Setting Up Database / Data Integration / BI Scanners

Here are the basics on how to configure and fine-tune a database, BI/reporting, or data integration scanner.

Configuration

  1. Create a new connection for the scanner under Admin UI > Connections > + Add Connection.

    No alt text provided

  2. Check the scanner prerequisites using the link at the top of the page.

    No alt text provided

    You will be redirected to the IBM Automatic Data Lineage documentation page.
    Prerequisites typically include the hostname or connection URL, the username and password, and the privileges required for the user so that Automatic Data Lineage can access the metadata. Check with your IT/infrastructure or network team to make sure there is connectivity (an open firewall) between Automatic Data Lineage and the selected system.

  3. Configure the connection details.

    1. Refer to the documentation or tooltips in Admin UI for pattern and sample values that should be provided, especially for hostnames and URLs.

    2. In most of the scanners, you have the option to limit the number of extracted databases/schemas/reports or folders (depending on what applies to the scanner). This is good because it limits the scope in accordance with your licensed script capacity and lineage needs.

    3. Note that if you want to scan multiple sites, you will need to create separate connections for each. For example, if you have three MS SQL servers and two Tableau sites, you will need to create a separate connection for each.

  4. Click Validate to have Automatic Data Lineage check if the connectivity is available and if there are any issues. The most common issues are:

    1. Missing connectivity (firewall or proxy restrictions)
      Typical keywords to look for in the error message are Connection reset by peer or Connection timed out, Cannot create PoolableConnectionFactory.

    2. Incorrect username/password
      Typical keywords to look for in the error message are Login failed or Incorrect username or password, 401 Unauthorized.

    3. Missing privileges
      Typical keywords to look for in the error message are Object does not exist, Cannot find ... , Cannot access ... , Insufficient privileges for ..., 403 Forbidden.

    4. Incorrect hostname/URL
      Typical keywords to look for in the error message are No such host is known, Could not find host ..., Cannot find ... , Cannot access ..., Cannot create PoolableConnectionFactory.

  5. If you are expecting the lineage to connect to other systems, those systems need to be configured as connections as well. This is especially true for Reporting and Data Integration tool scanners connecting to source/target databases. If those are not configured in Automatic Data Lineage as connections yet, create connections for them too as described in the previous steps.

Running the Scan

You are ready to run the scan.

  1. If the scanner (or multiple scanners that have been configured) does not extract metadata from the source system (e.g., Talend, DataStage, Erwin, ER/Studio, or PowerDesigner), or if you want to provide additional input for scanners that support it, prepare the inputs in the input folder or as a zip archive for Process Manager. See Manta Flow Usage: Preparing Scanner Inputs for more details.

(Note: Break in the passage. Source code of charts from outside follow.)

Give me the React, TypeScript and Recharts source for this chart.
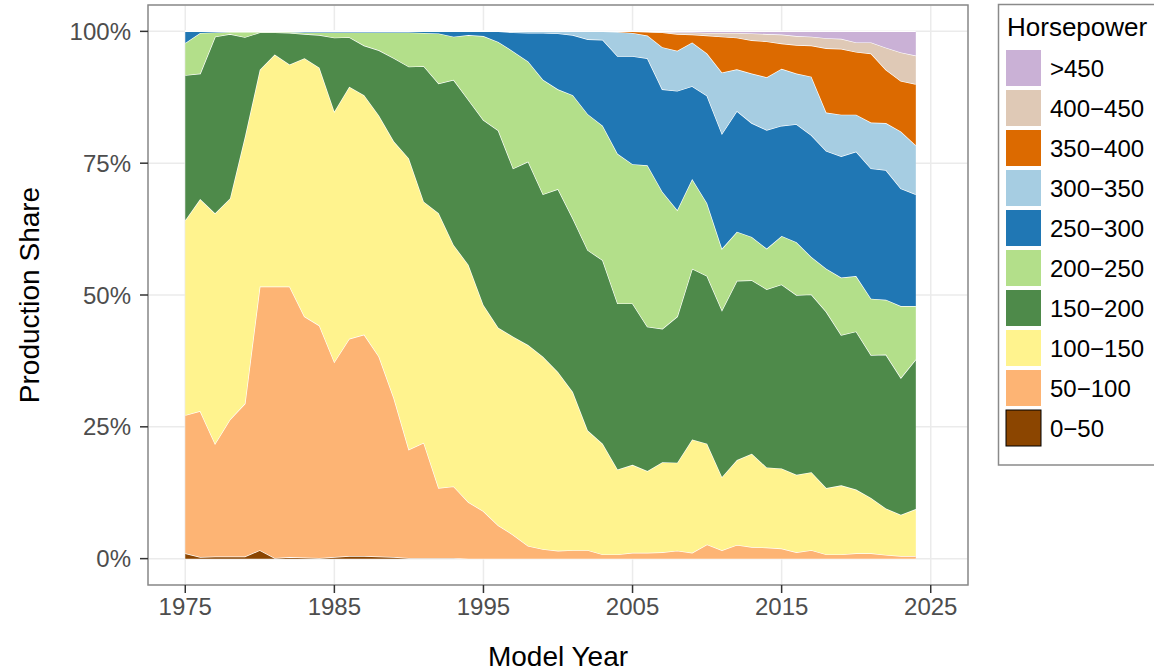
import React from 'react';
import { AreaChart, Area, XAxis, YAxis, CartesianGrid, ReferenceArea } from 'recharts';

const FONT = '"Liberation Sans", Arial, Helvetica, sans-serif';

const years = [
  1975, 1976, 1977, 1978, 1979, 1980, 1981, 1982, 1983, 1984,
  1985, 1986, 1987, 1988, 1989, 1990, 1991, 1992, 1993, 1994,
  1995, 1996, 1997, 1998, 1999, 2000, 2001, 2002, 2003, 2004,
  2005, 2006, 2007, 2008, 2009, 2010, 2011, 2012, 2013, 2014,
  2015, 2016, 2017, 2018, 2019, 2020, 2021, 2022, 2023, 2024,
];

const hp0to50 = [
  1.0, 0.3, 0.4, 0.4, 0.4, 1.6, 0.1, 0.3, 0.2, 0.1,
  0.3, 0.5, 0.5, 0.4, 0.3, 0.1, 0.1, 0.1, 0.1, 0,
  0, 0, 0, 0, 0, 0, 0, 0, 0, 0,
  0, 0, 0, 0, 0, 0, 0, 0, 0, 0,
  0, 0, 0, 0, 0, 0, 0, 0, 0, 0,
];
const hp50to100 = [
  26.2, 27.7, 21.4, 26.0, 29.0, 50.0, 51.5, 51.3, 45.7, 44.1,
  37.0, 41.2, 42.0, 37.9, 30.1, 20.6, 21.9, 13.3, 13.6, 10.7,
  9.0, 6.3, 4.5, 2.4, 1.8, 1.5, 1.6, 1.6, 0.8, 0.8,
  1.1, 1.1, 1.2, 1.5, 1.1, 2.7, 1.6, 2.6, 2.2, 2.1,
  1.9, 1.2, 1.6, 0.8, 0.8, 1.0, 1.0, 0.7, 0.5, 0.5,
];
const hp100to150 = [
  37.0, 40.2, 43.7, 41.9, 50.6, 41.1, 44.0, 42.1, 49.0, 48.9,
  47.5, 47.8, 45.4, 45.7, 48.7, 55.2, 45.7, 52.1, 45.8, 45.0,
  39.1, 37.5, 37.6, 38.1, 36.5, 33.9, 30.0, 22.7, 21.0, 16.1,
  16.7, 15.5, 17.1, 16.7, 21.5, 19.1, 13.9, 16.1, 17.7, 15.2,
  15.2, 14.7, 14.8, 12.6, 13.1, 12.1, 10.5, 8.8, 7.8, 8.9,
];
const hp150to200 = [
  27.5, 23.8, 33.5, 31.2, 18.9, 7.1, 4.2, 6.0, 4.6, 6.2,
  14.0, 9.4, 9.4, 12.4, 15.8, 17.4, 25.7, 24.6, 31.3, 31.3,
  35.1, 37.4, 31.9, 34.8, 30.8, 34.7, 32.9, 34.2, 34.8, 31.5,
  30.6, 27.4, 25.3, 27.7, 32.4, 31.8, 31.6, 34.0, 32.9, 33.8,
  34.9, 34.1, 33.7, 33.4, 28.5, 30.0, 27.1, 29.2, 26.0, 28.4,
];
const hp200to250 = [
  6.1, 7.7, 0.8, 0.4, 1.0, 0.1, 0.1, 0.2, 0.3, 0.5,
  1.0, 0.9, 2.5, 3.4, 4.9, 6.5, 6.3, 9.5, 8.2, 12.3,
  15.9, 16.8, 22.2, 19.0, 21.7, 18.9, 23.4, 25.8, 25.5, 28.4,
  26.4, 30.6, 26.0, 20.2, 17.0, 13.8, 11.7, 9.3, 8.2, 7.7,
  9.2, 10.0, 7.1, 8.2, 10.9, 10.5, 10.7, 10.4, 13.6, 10.1,
];
const hp250to300 = [
  2.2, 0.3, 0.2, 0.1, 0.1, 0.1, 0.1, 0.1, 0.2, 0.2,
  0.2, 0.2, 0.2, 0.2, 0.2, 0.2, 0.3, 0.4, 1.0, 0.7,
  0.9, 2.0, 3.6, 5.4, 8.9, 10.6, 11.4, 14.2, 16.3, 18.5,
  20.5, 20.3, 19.4, 22.6, 17.6, 20.4, 21.8, 22.9, 21.6, 22.5,
  20.9, 22.4, 23.1, 22.3, 23.0, 23.6, 24.7, 24.6, 22.3, 21.2,
];
const hp300to350 = [
  0, 0, 0, 0, 0, 0, 0, 0, 0, 0,
  0, 0, 0, 0, 0, 0, 0, 0, 0, 0,
  0, 0, 0.2, 0.3, 0.3, 0.4, 0.7, 1.5, 1.6, 4.6,
  4.4, 4.3, 8.0, 7.6, 8.3, 8.0, 11.6, 7.9, 9.4, 10.0,
  10.8, 9.6, 11.1, 7.3, 7.9, 7.0, 8.7, 8.9, 10.8, 9.3,
];
const hp350to400 = [
  0, 0, 0, 0, 0, 0, 0, 0, 0, 0,
  0, 0, 0, 0, 0, 0, 0, 0, 0, 0,
  0, 0, 0, 0, 0, 0, 0, 0, 0, 0.1,
  0.3, 0.7, 2.8, 3.2, 1.5, 3.4, 6.8, 6.0, 6.3, 6.8,
  4.8, 5.4, 5.9, 12.2, 12.5, 11.9, 13.1, 10.1, 9.6, 11.6,
];
const hp400to450 = [
  0, 0, 0, 0, 0, 0, 0, 0, 0, 0,
  0, 0, 0, 0, 0, 0, 0, 0, 0, 0,
  0, 0, 0, 0, 0, 0, 0, 0, 0, 0,
  0, 0.1, 0.1, 0.3, 0.4, 0.5, 0.7, 0.9, 1.3, 1.4,
  1.7, 1.7, 1.7, 1.9, 1.9, 1.8, 2.1, 4.2, 5.4, 5.4,
];
const hpOver450 = [
  0, 0, 0, 0, 0, 0, 0, 0, 0, 0,
  0, 0, 0, 0, 0, 0, 0, 0, 0, 0,
  0, 0, 0, 0, 0, 0, 0, 0, 0, 0,
  0, 0, 0.1, 0.2, 0.2, 0.3, 0.3, 0.3, 0.4, 0.5,
  0.6, 0.9, 1.0, 1.3, 1.4, 2.1, 2.1, 3.1, 4.0, 4.6,
];

// bottom to top
const seriesKeys = ['h0', 'h50', 'h100', 'h150', 'h200', 'h250', 'h300', 'h350', 'h400', 'h450'];
const seriesNames = ['0\u221250', '50\u2212100', '100\u2212150', '150\u2212200', '200\u2212250', '250\u2212300', '300\u2212350', '350\u2212400', '400\u2212450', '>450'];
const seriesColors = ['#8B4500', '#FDB474', '#FFF38E', '#4E8A4A', '#B3DF8A', '#2077B4', '#A6CDE2', '#DC6A00', '#DFC9B6', '#CAB1D6'];
const seriesValues = [hp0to50, hp50to100, hp100to150, hp150to200, hp200to250, hp250to300, hp300to350, hp350to400, hp400to450, hpOver450];

const xTicks = [1975, 1985, 1995, 2005, 2015, 2025];
const yTicks = [0, 25, 50, 75, 100];
const yTickLabels = ['0%', '25%', '50%', '75%', '100%'];

const data = years.map((year, i) => {
  const row: Record<string, number> = { year };
  seriesKeys.forEach((k, j) => {
    row[k] = seriesValues[j][i];
  });
  return row;
});

const YTitle = (props: any) => {
  const vb = props.viewBox || { x: 0, y: 0, width: 0, height: 0 };
  const cx = vb.x + 29;
  const cy = vb.y + vb.height / 2;
  return (
    <text
      x={cx}
      y={cy}
      transform={`rotate(-90 ${cx} ${cy})`}
      textAnchor="middle"
      dominantBaseline="central"
      fontSize={28}
      fontFamily={FONT}
      fill="#000"
    >
      Production Share
    </text>
  );
};

const LegendBox = () => {
  const order = [...seriesKeys.keys()].reverse();
  return (
    <svg
      width={1154}
      height={671}
      style={{ position: 'absolute', left: 0, top: 0, pointerEvents: 'none' }}
    >
      <rect x={998.5} y={4.5} width={170} height={460.5} fill="#fff" stroke="#8a8a8a" strokeWidth={1.5} />
      <text x={1007} y={36} fontSize={26} fontFamily={FONT} fill="#000">
        Horsepower
      </text>
      {order.map((j, r) => (
        <g key={seriesKeys[j]}>
          <rect
            x={1006}
            y={50 + r * 40}
            width={35}
            height={36}
            fill={seriesColors[j]}
            stroke={j === 0 ? '#000' : 'none'}
            strokeWidth={1}
          />
          <text
            x={1050}
            y={50 + r * 40 + 18}
            fontSize={24}
            fontFamily={FONT}
            fill="#000"
            dominantBaseline="central"
          >
            {seriesNames[j]}
          </text>
        </g>
      ))}
    </svg>
  );
};

export default function App() {
  return (
    <div
      style={{
        position: 'absolute',
        left: 0,
        top: 0,
        width: 1154,
        height: 671,
        background: '#fff',
        fontFamily: FONT,
        overflow: 'hidden',
      }}
    >
      <AreaChart
        width={1154}
        height={671}
        data={data}
        margin={{ top: 5, right: 186, bottom: 0, left: 0 }}
      >
        <CartesianGrid stroke="#EBEBEB" strokeWidth={1.5} />
        <XAxis
          dataKey="year"
          type="number"
          domain={[1972.5, 2027.5]}
          ticks={xTicks}
          allowDataOverflow
          height={86}
          tickSize={8}
          tickMargin={5}
          axisLine={false}
          tickLine={{ stroke: '#333', strokeWidth: 1.5 }}
          tick={{ fill: '#4D4D4D', fontSize: 24, fontFamily: FONT }}
          label={{ value: 'Model Year', position: 'insideBottom', offset: 5, fill: '#000', fontSize: 28, fontFamily: FONT }}
        />
        <YAxis
          type="number"
          domain={[-5, 105]}
          ticks={yTicks}
          allowDataOverflow
          width={148}
          tickSize={8}
          tickMargin={9}
          axisLine={false}
          tickFormatter={(v: number) => yTickLabels[yTicks.indexOf(v)] ?? ''}
          tickLine={{ stroke: '#333', strokeWidth: 1.5 }}
          tick={{ fill: '#4D4D4D', fontSize: 24, fontFamily: FONT }}
          label={<YTitle />}
        />
        {seriesKeys.map((k, j) => (
          <Area
            key={k}
            type="linear"
            dataKey={k}
            name={seriesNames[j]}
            stackId="hp"
            stroke="#fff"
            strokeWidth={1.3}
            fill={seriesColors[j]}
            fillOpacity={1}
            dot={false}
            activeDot={false}
            isAnimationActive={false}
          />
        ))}
        <ReferenceArea
          x1={1972.5}
          x2={2027.5}
          y1={-5}
          y2={105}
          fill="none"
          fillOpacity={0}
          stroke="#8a8a8a"
          strokeWidth={1.5}
          ifOverflow="visible"
        />
      </AreaChart>
      <LegendBox />
    </div>
  );
}
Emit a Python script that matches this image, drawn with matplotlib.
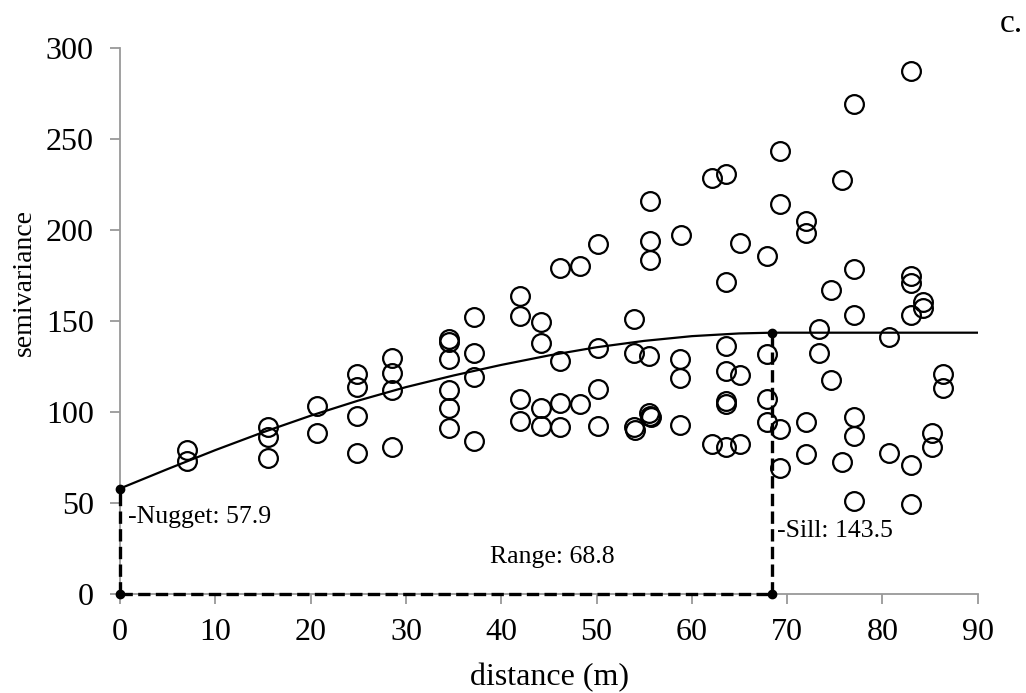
import matplotlib.pyplot as plt

plt.rcParams["font.family"] = ["Liberation Serif", "DejaVu Serif"]

# empirical semivariogram points (distance, semivariance)
dist = [7.0, 7.0, 15.5, 15.5, 15.5, 20.7, 20.7,
        24.9, 24.9, 24.9, 24.9, 28.5, 28.5, 28.5, 28.5,
        34.5, 34.5, 34.5, 34.5, 34.5, 34.5,
        37.1, 37.1, 37.1, 37.1,
        42.0, 42.0, 42.0, 42.0,
        44.2, 44.2, 44.2, 44.2,
        46.2, 46.2, 46.2, 46.2, 48.3, 48.3,
        50.2, 50.2, 50.2, 50.2,
        53.9, 53.9, 53.9, 54.0,
        55.6, 55.6, 55.6, 55.5, 55.5, 55.6, 55.7,
        58.8, 58.8, 58.8, 58.9,
        62.1, 62.1,
        63.6, 63.6, 63.6, 63.6, 63.6, 63.6, 63.6,
        65.0, 65.0, 65.0,
        67.9, 67.9, 67.9, 67.9,
        69.2, 69.2, 69.2, 69.2,
        72.0, 72.0, 72.0, 72.0,
        73.3, 73.3, 74.6, 74.6, 75.8, 75.8,
        77.0, 77.0, 77.0, 77.0, 77.0, 77.0,
        80.7, 80.7,
        83.0, 83.0, 83.0, 83.0, 83.0, 83.0,
        84.2, 84.2, 85.2, 85.2, 86.4, 86.4]
semivar = [79.1, 73.1, 91.9, 86.4, 74.9, 103.3, 88.3,
           120.9, 113.6, 98.0, 77.3, 129.8, 121.2, 112.1, 80.9,
           139.9, 138.6, 129.0, 112.1, 102.4, 91.4,
           152.0, 132.6, 119.4, 84.1,
           163.7, 152.6, 107.0, 95.2,
           149.6, 137.7, 102.0, 92.3,
           179.3, 128.2, 104.8, 91.6, 180.2, 104.4,
           192.1, 135.3, 112.5, 92.5,
           150.9, 132.2, 91.6, 90.1,
           216.1, 194.1, 183.5, 130.8, 99.3, 97.8, 97.1,
           128.9, 118.8, 92.9, 196.9,
           228.4, 82.4,
           230.6, 171.1, 136.3, 122.5, 105.7, 104.4, 80.9,
           192.5, 120.3, 82.4,
           185.9, 131.9, 107.0, 94.7,
           243.4, 214.3, 90.7, 69.1,
           204.6, 198.5, 94.7, 76.9,
           145.6, 132.2, 167.0, 117.6, 227.5, 72.4,
           269.1, 178.4, 153.3, 97.1, 87.0, 51.3,
           141.4, 77.3,
           287.4, 174.7, 170.7, 153.3, 70.9, 49.5,
           160.6, 157.0, 88.6, 80.9, 120.9, 113.0]

# fitted model curve
model_dist = [0, 5, 10, 15, 20, 25, 30, 35, 40, 45, 50, 55, 60, 65, 68.4, 90]
model_val = [57.9, 68.6, 79.0, 88.8, 97.9, 106.2, 113.6, 120.0, 125.8,
             131.0, 135.5, 139.0, 141.6, 143.1, 143.5, 143.5]

nugget = 57.9
sill = 143.5
range_x = 68.4

fig = plt.figure(figsize=(10.26, 6.93), dpi=100)
ax = fig.add_axes([0.117, 0.143, 0.836, 0.788])

ax.plot(model_dist, model_val, color="black", lw=1.6, zorder=2)
ax.plot(dist, semivar, "o", ms=13.5, mfc="none", mec="black", mew=1.6,
        zorder=3, clip_on=False)

# nugget / sill / range guides
ax.plot([0, 0], [0, nugget], "--", color="black", lw=2.4, clip_on=False, zorder=4)
ax.plot([0, range_x], [0, 0], "--", color="black", lw=2.4, clip_on=False, zorder=4)
ax.plot([range_x, range_x], [0, sill], "--", color="black", lw=2.4, clip_on=False, zorder=4)
ax.plot([0, 0, range_x, range_x], [0, nugget, 0, sill], "o", color="black",
        ms=6, clip_on=False, zorder=5)

ax.text(0.8, 42.3, "-Nugget: 57.9", fontsize=18.5, va="center", ha="left")
ax.text(45.4, 20.3, "Range: 68.8", fontsize=18.5, va="center", ha="center")
ax.text(68.9, 34.6, "-Sill: 143.5", fontsize=18.5, va="center", ha="left")
fig.text(0.997, 0.966, "c.", fontsize=24, ha="right", va="center")

ax.set_xlim(0, 90)
ax.set_ylim(0, 300)
ax.set_xticks(range(0, 91, 10))
ax.set_yticks(range(0, 301, 50))
ax.set_xlabel("distance (m)", fontsize=23, va="top")
ax.xaxis.set_label_coords(0.501, -0.126)
ax.set_ylabel("semivariance", fontsize=20, va="center")
ax.yaxis.set_label_coords(-0.111, 0.571)

for s in ["top", "right"]:
    ax.spines[s].set_visible(False)
for s in ["left", "bottom"]:
    ax.spines[s].set_color("#999999")
    ax.spines[s].set_linewidth(1.3)
ax.tick_params(axis="both", direction="out", length=7, width=1.3,
               color="#999999", labelsize=23)
ax.tick_params(axis="x", pad=10)
ax.tick_params(axis="y", pad=12)

plt.savefig("out.png", dpi=100)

  2. If all is successful, go to Admin UI > Process Manage to run the lineage analysis for extraction and analysis.

  3. If any errors occur, review the logs under Admin UI > Log Viewer. In Process Manager, there are links that direct you to the Log Viewer for the particular workflow.

    1. Remediate the issues and then repeat the previous step.

Reviewing and Fine-Tuning the Lineage

Review the resulting lineage in Manta Flow Viewer (by default hosted at http://localhost:8080/manta-dataflow-viewer). There are a few things to watch for that may indicate the need for additional configuration or fine-tuning.

  1. DEFAULT_SERVER, DEFAULT_DATABASE, __dummy__ appears somewhere in the repository tree for database scanners.
    This indicates that:

    1. One of the scanners could not automatically detect the right Automatic Data Lineage connection to the database that should be used. A manual dictionary mapping override is needed to resolve this. See the instructions in Manta Admin UI > Configuration > Scanners > Technology > Manual. See Alias (Manual) Connection Mappings Explained for more details on how manual mappings work.

    2. The database referenced by one of the jobs has not been scanned by Automatic Data Lineage at all. Create a connection for that system.

  2. You can see the objects in italics in the repository tree. These are said to be deduced by Automatic Data Lineage: that is, Automatic Data Lineage could not match them to the existing objects in the repository, so it created placeholders for them. Usually, this has the same root case as item #1 and the resolution is the same as well.

  3. The lineage does not properly connect from the Reporting/DI tool to the source/target database, or the server or database name are not what you would expect. This is usually the same case as above.

  4. The lineage for ETL tools seems to be incomplete or the jobs are not visible in the repository browser at all. Especially with ETL tools, it is common that additional pieces of configuration such as parameter files, overrides for run-time-only parameter values, configuration of ODBC connection strings, and similar need to be provided. See the details in the documentation for the specific scanner and Alias (Manual) Connection Mappings Explained. The best way to identify issues is to review the logs for the respective scanners. Look for error messages and review the suggested solution.